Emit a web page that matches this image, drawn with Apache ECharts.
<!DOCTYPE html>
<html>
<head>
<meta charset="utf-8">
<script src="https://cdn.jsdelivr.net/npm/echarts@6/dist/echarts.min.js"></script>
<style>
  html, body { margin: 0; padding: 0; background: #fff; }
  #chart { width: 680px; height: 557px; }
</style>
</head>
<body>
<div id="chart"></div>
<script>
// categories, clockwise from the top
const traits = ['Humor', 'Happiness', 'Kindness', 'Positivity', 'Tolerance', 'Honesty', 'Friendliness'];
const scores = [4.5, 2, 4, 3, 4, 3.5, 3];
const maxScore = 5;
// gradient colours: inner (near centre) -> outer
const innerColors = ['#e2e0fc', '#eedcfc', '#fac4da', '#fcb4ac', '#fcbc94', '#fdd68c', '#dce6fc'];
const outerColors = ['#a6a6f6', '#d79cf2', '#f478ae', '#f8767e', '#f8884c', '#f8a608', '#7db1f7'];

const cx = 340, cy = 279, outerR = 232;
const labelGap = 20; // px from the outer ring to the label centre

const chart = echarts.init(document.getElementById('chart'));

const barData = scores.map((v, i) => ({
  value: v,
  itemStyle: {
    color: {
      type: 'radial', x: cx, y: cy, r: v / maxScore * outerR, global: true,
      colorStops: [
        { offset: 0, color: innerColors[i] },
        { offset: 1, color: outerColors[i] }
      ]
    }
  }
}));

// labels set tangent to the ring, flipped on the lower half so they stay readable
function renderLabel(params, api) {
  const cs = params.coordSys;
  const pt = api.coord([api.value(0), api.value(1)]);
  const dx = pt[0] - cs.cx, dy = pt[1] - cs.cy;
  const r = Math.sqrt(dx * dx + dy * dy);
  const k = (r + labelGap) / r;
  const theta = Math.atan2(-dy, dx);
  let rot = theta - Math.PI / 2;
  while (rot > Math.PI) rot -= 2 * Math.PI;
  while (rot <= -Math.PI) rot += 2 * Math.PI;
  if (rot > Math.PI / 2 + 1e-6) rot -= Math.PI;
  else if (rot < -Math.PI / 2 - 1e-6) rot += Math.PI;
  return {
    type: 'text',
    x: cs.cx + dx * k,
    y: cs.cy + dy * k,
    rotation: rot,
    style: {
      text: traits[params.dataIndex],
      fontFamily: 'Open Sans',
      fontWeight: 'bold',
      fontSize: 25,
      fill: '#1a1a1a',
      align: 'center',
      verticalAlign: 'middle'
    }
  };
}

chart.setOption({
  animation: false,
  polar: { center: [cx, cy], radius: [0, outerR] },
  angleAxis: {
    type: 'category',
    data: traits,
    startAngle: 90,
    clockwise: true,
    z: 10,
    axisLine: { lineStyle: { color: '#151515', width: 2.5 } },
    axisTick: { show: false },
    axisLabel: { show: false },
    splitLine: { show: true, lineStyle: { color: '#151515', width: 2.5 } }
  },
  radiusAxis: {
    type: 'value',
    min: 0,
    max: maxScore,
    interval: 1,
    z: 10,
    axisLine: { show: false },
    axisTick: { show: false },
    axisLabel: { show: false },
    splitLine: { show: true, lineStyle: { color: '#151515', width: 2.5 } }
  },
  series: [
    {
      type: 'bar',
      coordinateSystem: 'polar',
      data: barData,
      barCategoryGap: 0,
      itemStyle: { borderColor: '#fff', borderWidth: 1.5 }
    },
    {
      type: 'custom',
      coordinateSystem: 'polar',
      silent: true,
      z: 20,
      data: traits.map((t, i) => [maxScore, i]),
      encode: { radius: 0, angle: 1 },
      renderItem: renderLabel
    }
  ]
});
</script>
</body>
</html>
---
TASK GOAL:
Using the listing above, reproduce each line without omission.

ANSWER TO THIS PROBLEM:
Emit a web page that matches this image, drawn with Apache ECharts.
<!DOCTYPE html>
<html>
<head>
<meta charset="utf-8">
<script src="https://cdn.jsdelivr.net/npm/echarts@6/dist/echarts.min.js"></script>
<style>
  html, body { margin: 0; padding: 0; background: #fff; }
  #chart { width: 680px; height: 557px; }
</style>
</head>
<body>
<div id="chart"></div>
<script>
// categories, clockwise from the top
const traits = ['Humor', 'Happiness', 'Kindness', 'Positivity', 'Tolerance', 'Honesty', 'Friendliness'];
const scores = [4.5, 2, 4, 3, 4, 3.5, 3];
const maxScore = 5;
// gradient colours: inner (near centre) -> outer
const innerColors = ['#e2e0fc', '#eedcfc', '#fac4da', '#fcb4ac', '#fcbc94', '#fdd68c', '#dce6fc'];
const outerColors = ['#a6a6f6', '#d79cf2', '#f478ae', '#f8767e', '#f8884c', '#f8a608', '#7db1f7'];

const cx = 340, cy = 279, outerR = 232;
const labelGap = 20; // px from the outer ring to the label centre

const chart = echarts.init(document.getElementById('chart'));

const barData = scores.map((v, i) => ({
  value: v,
  itemStyle: {
    color: {
      type: 'radial', x: cx, y: cy, r: v / maxScore * outerR, global: true,
      colorStops: [
        { offset: 0, color: innerColors[i] },
        { offset: 1, color: outerColors[i] }
      ]
    }
  }
}));

// labels set tangent to the ring, flipped on the lower half so they stay readable
function renderLabel(params, api) {
  const cs = params.coordSys;
  const pt = api.coord([api.value(0), api.value(1)]);
  const dx = pt[0] - cs.cx, dy = pt[1] - cs.cy;
  const r = Math.sqrt(dx * dx + dy * dy);
  const k = (r + labelGap) / r;
  const theta = Math.atan2(-dy, dx);
  let rot = theta - Math.PI / 2;
  while (rot > Math.PI) rot -= 2 * Math.PI;
  while (rot <= -Math.PI) rot += 2 * Math.PI;
  if (rot > Math.PI / 2 + 1e-6) rot -= Math.PI;
  else if (rot < -Math.PI / 2 - 1e-6) rot += Math.PI;
  return {
    type: 'text',
    x: cs.cx + dx * k,
    y: cs.cy + dy * k,
    rotation: rot,
    style: {
      text: traits[params.dataIndex],
      fontFamily: 'Open Sans',
      fontWeight: 'bold',
      fontSize: 25,
      fill: '#1a1a1a',
      align: 'center',
      verticalAlign: 'middle'
    }
  };
}

chart.setOption({
  animation: false,
  polar: { center: [cx, cy], radius: [0, outerR] },
  angleAxis: {
    type: 'category',
    data: traits,
    startAngle: 90,
    clockwise: true,
    z: 10,
    axisLine: { lineStyle: { color: '#151515', width: 2.5 } },
    axisTick: { show: false },
    axisLabel: { show: false },
    splitLine: { show: true, lineStyle: { color: '#151515', width: 2.5 } }
  },
  radiusAxis: {
    type: 'value',
    min: 0,
    max: maxScore,
    interval: 1,
    z: 10,
    axisLine: { show: false },
    axisTick: { show: false },
    axisLabel: { show: false },
    splitLine: { show: true, lineStyle: { color: '#151515', width: 2.5 } }
  },
  series: [
    {
      type: 'bar',
      coordinateSystem: 'polar',
      data: barData,
      barCategoryGap: 0,
      itemStyle: { borderColor: '#fff', borderWidth: 1.5 }
    },
    {
      type: 'custom',
      coordinateSystem: 'polar',
      silent: true,
      z: 20,
      data: traits.map((t, i) => [maxScore, i]),
      encode: { radius: 0, angle: 1 },
      renderItem: renderLabel
    }
  ]
});
</script>
</body>
</html>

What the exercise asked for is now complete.